Span Check - A standard used to establish that a measurement method is not deviating from its calibrated range.
Speciation - The ability of a chemical to exists in several forms (e.g., valence state, complexation). Speciation is generally controlled by redox conditions and pH.

Specification - A document stating requirements and referring to or including drawings or other relevant documents. Specifications should indicate the means and criteria for determining conformance.
Spike - A substance that is added to an environmental sample to increase the concentration of target analytes by known amounts; used to assess measurement accuracy (spike recovery). Spike duplicates are used to assess measurement precision.
Split Samples - Two or more representative portions taken from one sample in the field or in the laboratory and analyzed by different analysts or laboratories. Split samples are quality control (QC) samples that are used to assess analytical variability and comparability.
Standard Deviation - A measure of the dispersion or imprecision of a sample or population distribution expressed as the positive square root of the variance and has the same unit of measurement as the mean.
Standard Operating Procedure (SOP) - A written document that details the method for an operation, analysis, or action with thoroughly prescribed techniques and steps and that is officially approved as the method for performing certain routine or repetitive tasks.
Standard Reference Material - A quality control tool that is a matrix-specific, single or multi-component mixture of analytes that has been certified by an entity external to the laboratory performing the analysis for a particular concentration. This quality control element is used to monitor accuracy.
Supplier - Any individual or organization furnishing items or services or performing work according to a procurement document or a financial assistance agreement. An all-inclusive term used in place of any of the following: vendor, seller, contractor, subcontractor, fabricator, or consultant.
Surveillance (quality) - Continual or frequent monitoring and verification of the status of an entity and the analysis of records to ensure that specified requirements are being fulfilled.
Technical Review - A documented critical review of work that has been performed within the state of the art. The review is accomplished by one or more qualified reviewers who are independent of those who performed the work but are collectively equivalent in technical expertise to those who performed the original work. The review is an in-depth analysis and evaluation of documents, activities, material, data, or items that require technical verification or validation for applicability, correctness, adequacy, completeness, and assurance that established requirements have been satisfied.

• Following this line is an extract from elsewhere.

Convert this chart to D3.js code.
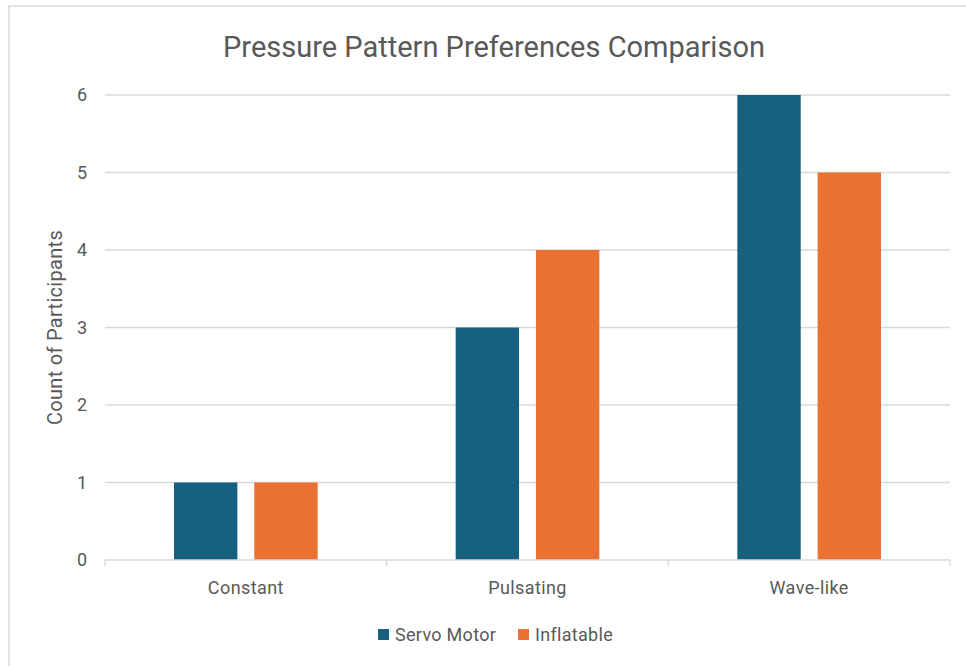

Technical Systems Audit (TSA) - A thorough, systematic, on-site qualitative audit of facilities, equipment, personnel, training, procedures, record keeping, data validation, data management, and reporting aspects of a 
Traceability - The ability to trace the history, application, or location of an entity by means of recorded identifications. In a calibration sense, traceability relates measuring equipment to national or international standards, primary standards, basic physical constants or properties, or reference materials. In a data collection sense, it relates calculations and data generated throughout the project back to the requirements for the quality of the project.
.Validation - Confirmation by examination and provision of objective evidence that the particular requirements for a specific intended use have been fulfilled. In design and development, validation concerns the process of examining a product or result to determine conformance to user needs.
Verification - Confirmation by examination and provision of objective evidence that specified requirements have been fulfilled. In design and development, verification concerns the process of examining a result of a given activity to determine conformance to the stated requirements for that activity.